The Volkskrant is jubilant. ‘Perfection has been reached almost everywhere’ it writes. After ten years of cogitating, head scratching, restoring and categorising, looking for cohesion and meaning the Rijksmuseum has done it’, the paper says.
Objectives
Ten years was a long time, the paper admits, but they were needed to marry a number of objectives: displaying the history of the Netherlands through art and keeping happy the foreign visitor who wants to see great art but is not necessarily interested in its place in Dutch history. Another challenge, VK writes, was to form a cohesive whole out of a collection that originated in widely varied donations and legates.
The paper provides some statistics as well: the renovation took ten years, one year more than it took to build the Rijksmuseum. The original budget was €272.5m; the renovation ended up costing €375m. The main building is 44,500 square metres, with an exhibition space of 21,500 square metres. The route past all the exhibits is 1.5 kilometres long.
Wondrous
Trouw headlines its article with ‘Wondrously beautiful and oh so familiar’. ‘Is this going to be a story full of superlatives?’, the papers asks itself before going into raptures about ‘how beautifully arranged together!’ the Vermeers are.
But, the paper adds, the real dazzler is the combination of the paintings and the building. The harmony between the two is well, wondrous to behold. ‘The Rijksmuseum feels good. It makes you happy’, Trouw writes.
NRC has the only dissenting voice in the chorus of contentment.

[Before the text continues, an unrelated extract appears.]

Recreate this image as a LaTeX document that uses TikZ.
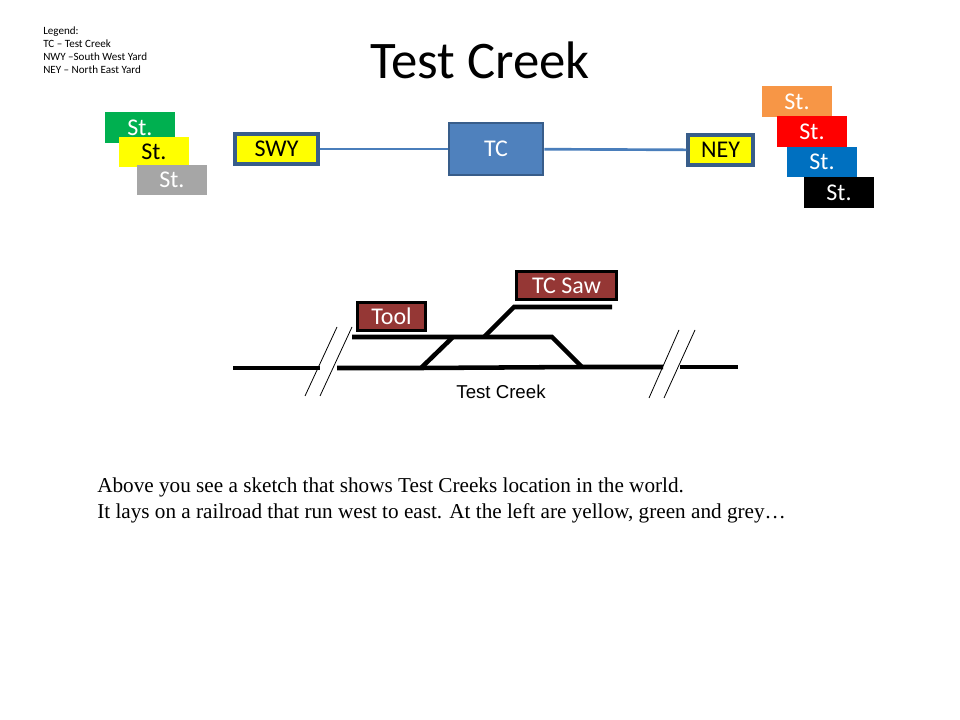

It quotes 76 year-old architect Moshé Zwarts who dislikes the museum’s ‘intense and Catholic character’.
‘We are talking about the most important museum in the Netherlands. Great Dutch artists like Rembrandt and Frans Hals would turn in their graves if they knew where they’d been all this time,’ the paper quotes him as saying. ‘People laugh when I say this but I mean it. And what has this renovation done? It is emphasising the museum’s Catholic character even more’.
Curatorial revolution
‘At last. There they were, all my old friends, missed these past 10 years, propped up against the wall, waiting their turn to be back where they belonged: on the walls of the Rijksmuseum in Amsterdam’, historian Simon Schama writes in the FT.
Schama, who calls the renovation ‘exhilarating brilliant’, praises the museum’s director of exhibits Taco Dibbets and it general-director Wim Pijbes for having achieved a ‘curatorial revolution’.
‘When you see those early Rembrandts or the great mannerist ‘massacre of the Innocents’ of Cornelis van Haarlem with its ballet of twisting rumps, you will also encounter, as would those who would first have seen them, the silver, the weapons and cabinets that were the furniture of the culture that made those pictures possible. You will enter the Netherlands at a particular moment’.